- Theatrical release poster
- Directed by: Gordon Douglas
- Screenplay by: Frank Gruber
- Produced by: Nat Holt
- Starring: Wendell Corey Macdonald Carey Ellen Drew Ward Bond Bruce Bennett Bill Williams Anne Revere
- Cinematography: Ray Rennahan
- Edited by: Philip Martin
- Music by: Paul Sawtell
- Production company: Paramount Pictures
- Distributed by: Paramount Pictures
- Release date: January 16, 1951 (St. Louis);
- Running time: 84 minutes
- Country: United States
- Language: English

= The Great Missouri Raid =

1951 film by Gordon Douglas

The Great Missouri Raid is a 1951 American Western film directed by Gordon Douglas, written by Frank Gruber, released by Paramount Pictures and starring Wendell Corey, Macdonald Carey, and Ward Bond.

==Plot==
In Missouri during the final days of the American Civil War, brothers Frank and Jesse James engage in a skirmish with Union soldiers, killing one before fleeing. After the war's end, amnesty is declared, but the brothers are betrayed by Union officer Maj. Trowbridge, whose brother they had killed. Along with the Younger brothers, Frank and Jesse begin robbing banks, while Trowbridge, still seeking revenge, opens a detective agency to find and stop the brothers.

==Cast==

- Wendell Corey as Frank James
- Macdonald Carey as Jesse James
- Ellen Drew as Bee Moore
- Ward Bond as Maj.
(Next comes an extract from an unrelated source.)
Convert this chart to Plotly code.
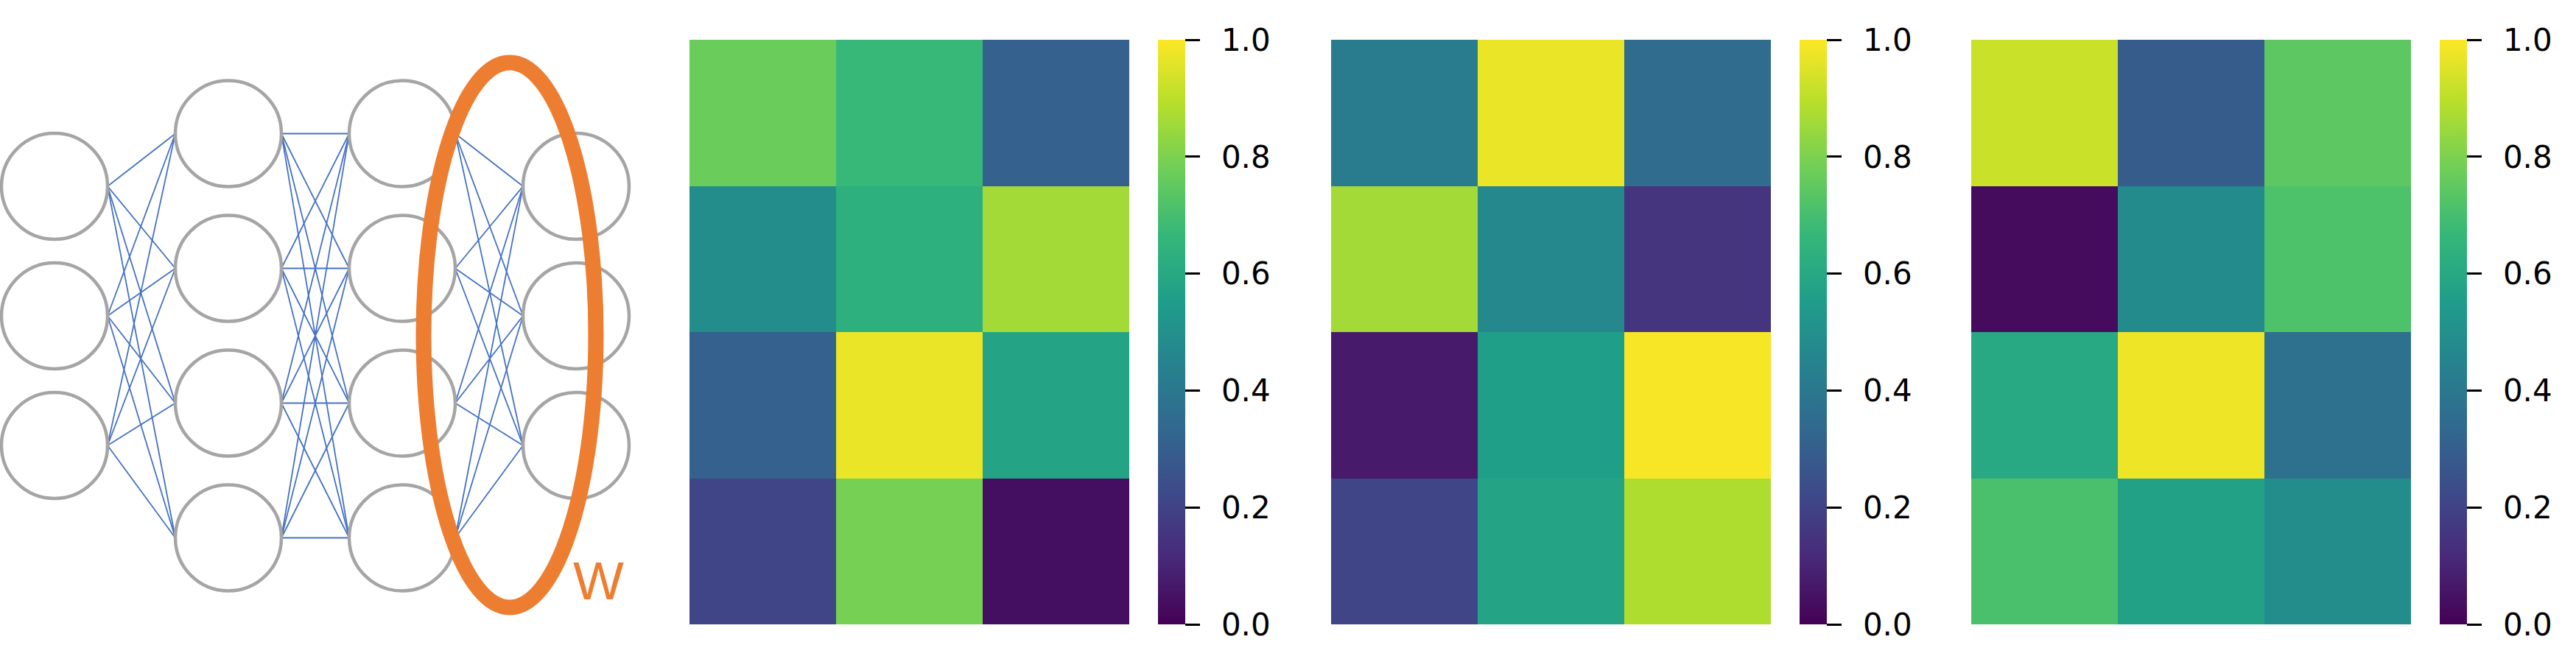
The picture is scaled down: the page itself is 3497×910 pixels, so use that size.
import plotly.graph_objects as go

# ---------------- data ----------------
layer_sizes = [3, 4, 4, 3]          # neurons per layer in the diagram
highlight_label = "W"

W1 = [[0.77, 0.67, 0.31],
      [0.49, 0.63, 0.86],
      [0.31, 0.97, 0.58],
      [0.21, 0.79, 0.04]]
W2 = [[0.42, 0.97, 0.35],
      [0.86, 0.47, 0.15],
      [0.07, 0.56, 0.99],
      [0.21, 0.58, 0.88]]
W3 = [[0.92, 0.29, 0.745],
      [0.03, 0.48, 0.715],
      [0.60, 0.975, 0.37],
      [0.71, 0.57, 0.49]]
matrices = [W1, W2, W3]
cbar_ticks = [0.0, 0.2, 0.4, 0.6, 0.8, 1.0]

# ---------------- layout constants ----------------
FW, FH = 3497, 910
heat_left = [936, 1807, 2676]
heat_w = 597
heat_top, heat_bot = 54, 848
cbar_gap, cbar_thick = 39, 37

layer_x0, layer_dx = 74, 236
node_r = 72
spacing = {3: 176, 4: 183}
center_y = {3: 429, 4: 456}

GRAY = "#a5a5a5"
BLUE = "#4472c4"
ORANGE = "#ed7d31"

fig = go.Figure()

# ---------------- heatmaps ----------------
ydom = [1 - heat_bot / FH, 1 - heat_top / FH]
for i, (Z, hl) in enumerate(zip(matrices, heat_left)):
    ax = "" if i == 0 else str(i + 1)
    fig.add_trace(go.Heatmap(
        z=Z, x=[0, 1, 2], y=[0, 1, 2, 3],
        xaxis="x" + ax, yaxis="y" + ax,
        colorscale="Viridis", zmin=0, zmax=1,
        colorbar=dict(
            x=(hl + heat_w + cbar_gap) / FW, xanchor="left",
            y=sum(ydom) / 2, yanchor="middle",
            len=heat_bot - heat_top, lenmode="pixels",
            thickness=cbar_thick, thicknessmode="pixels",
            xpad=0, ypad=0, outlinewidth=0,
            tickvals=cbar_ticks,
            ticktext=["\u2002" + f"{t:.1f}" for t in cbar_ticks],
            ticks="outside", ticklen=20, tickwidth=3, tickcolor="#000",
            tickfont=dict(family="DejaVu Sans", size=42, color="#000"),
        ),
        showscale=True, hoverinfo="z",
    ))
    fig.update_layout(**{
        "xaxis" + ax: dict(domain=[hl / FW, (hl + heat_w) / FW], range=[-0.5, 2.5],
                          visible=False, showgrid=False, zeroline=False),
        "yaxis" + ax: dict(domain=ydom, range=[3.5, -0.5],
                          visible=False, showgrid=False, zeroline=False),
    })

# ---------------- network diagram ----------------
positions = []
for li, n in enumerate(layer_sizes):
    cx = layer_x0 + li * layer_dx
    ys = [center_y[n] + (k - (n - 1) / 2) * spacing[n] for k in range(n)]
    positions.append([(cx, y) for y in ys])

lx, ly = [], []
for a, b in zip(positions[:-1], positions[1:]):
    for (x0, y0) in a:
        for (x1, y1) in b:
            lx += [x0 + node_r, x1 - node_r, None]
            ly += [y0, y1, None]
fig.add_trace(go.Scatter(x=lx, y=ly, mode="lines", xaxis="x4", yaxis="y4",
                         line=dict(color=BLUE, width=1.8), hoverinfo="skip",
                         showlegend=False))

shapes = []
for layer in positions:
    for (cx, cy) in layer:
        shapes.append(dict(type="circle", xref="x4", yref="y4",
                           x0=cx - node_r, x1=cx + node_r,
                           y0=cy - node_r, y1=cy + node_r,
                           line=dict(color=GRAY, width=4.5),
                           fillcolor="rgba(0,0,0,0)", layer="above"))
# highlight ellipse around last weight layer
ecx, ecy, erx, ery = 692, 455, 117, 370
shapes.append(dict(type="circle", xref="x4", yref="y4",
                   x0=ecx - erx, x1=ecx + erx, y0=ecy - ery, y1=ecy + ery,
                   line=dict(color=ORANGE, width=21),
                   fillcolor="rgba(0,0,0,0)", layer="above"))

fig.update_layout(
    xaxis4=dict(domain=[0, 900 / FW], range=[0, 900], visible=False,
                showgrid=False, zeroline=False),
    yaxis4=dict(domain=[0, 1], range=[FH, 0], visible=False,
                showgrid=False, zeroline=False),
    shapes=shapes,
    annotations=[dict(x=812, y=788, xref="x4", yref="y4", text=highlight_label,
                      showarrow=False, xanchor="center", yanchor="middle",
                      font=dict(family="Liberation Sans", size=73, color=ORANGE))],
    width=FW, height=FH,
    margin=dict(l=0, r=0, t=0, b=0),
    paper_bgcolor="white", plot_bgcolor="white",
    showlegend=False,
)

fig.write_html("out.html",
               config={"displayModeBar": False, "staticPlot": True},
               post_script="document.body.style.margin='0';document.body.style.overflow='hidden';")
Marshal Trowbridge
- Bruce Bennett as Cole Younger / Steve Brill
- Bill Williams as Jim Younger
- Anne Revere as Mrs. Samuels
- Edgar Buchanan as Dr. Samuels
- Lois Chartrand as Mary Bauer
- Louis Jean Heydt as Charles Ford
- Barry Kelley as Mr. Bauer
- James Millican as Sgt. Trowbridge
- Paul Lees as Bob Younger
- Guy Wilkerson as Clell Miller
- Ethan Laidlaw as Jim Cummings
- Tom Tyler as Allen Parmer
- Steve Pendleton as Arch Clements
- Robert Bray as Charlie Pitts
- Paul Fix as Sgt. Brill
- James Griffith as Jack Ladd
- Robert Osterloh as August
- Alan Wells as Dick Liddil
- Whit Bissell as Robert Ford

==Production==

The railroad scenes were filmed on the Sierra Railroad in Tuolumne County, California.

== Release ==
The film premiered on consecutive nights in the cities of St. Louis, Kansas City, Wichita, St. Joseph and Topeka from January 16 to 20, 1951. The film's stars Ellen Drew and Ward Bond attended and St. Louis native Frank Faylen acted as the master of ceremonies.

== Reception ==
In a contemporary review for The New York Times, critic A. H. Weiler wrote:At this point, this corner is willing to concede that Frank and Jesse James are among the most photographed characters of our folklore. And, the fact that another producer has seen fit to turn his cameras on the storied brothers should not come as news. But in 'The Great Missouri Raid,' the latest film view of those rampaging renegades ... the boys and their assistants are played by professionals, and they do their stuff in Technicolored surroundings which is more pleasant, if not more convincing, than black and white. What is a mite less than convincing is the sympathetic approach to an old legend. The James and Younger boys were forced into gangsterism, it says here, because they were hounded by Major Trowbridge, the Army man who later became a bank and railroad detective. Be that as it may—though it is hard to take—Frank Gruber's story and screen play give the outlaws decent lines to speak and loads of opportunities for hard riding, fast shooting and a modicum of romance for the Jameses."